My closest buddies were the five Bennett brothers who lived on the farm behind ours. We would meet on Saturdays after our chores and play 3 on 3 football, King of the hay loft, Army and anything else we could think of until well after dark.

To get to their house I had to cut through a couple of our pastures, through some woods, cross Buckeye Run (a stream), then hike through their pasture. Most of the time that could be accomplished in about 20 minutes. If you walked to their house by the road it would take you the better part of an hour.

One Saturday I took off for the Bennett's without knowing that earlier in the week Mr. Bennett had rented a bull and had placed said bull in their pasture with the usual ten or twelve cows.

The Bennett house was in sight when I climbed over the fence into their pasture and started walking toward the farm yard. I saw the guys outside finishing their chores and they started waving at me - I waved back and kept walking. I saw the usual group of harmless cows to the right of me and did not pay much attention until I noticed that one significantly larger "cow" was looking my way.

The bull lowered his head and kicked dust up with his nose - and I suddenly realized why the Bennett boys were still waving at me! I turned and burned back over the fence before the bull got any angrier.

In the corporate world... that's called Strategic Abandonment.

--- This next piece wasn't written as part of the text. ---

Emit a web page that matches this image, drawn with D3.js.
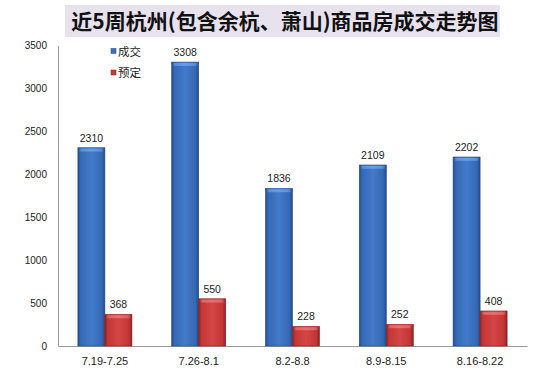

Sometimes you have to recognize that no matter how hard you try, no matter the effort you put into it... the bull is going to get you if you keep going forward.

The key: Act decisively : 1) recognize the situation, 2) get back to a safe position and 3) figure another way to your goal.

Hiking along the fence and out to the road took some additional time and effort - but it was clearly my best course for success.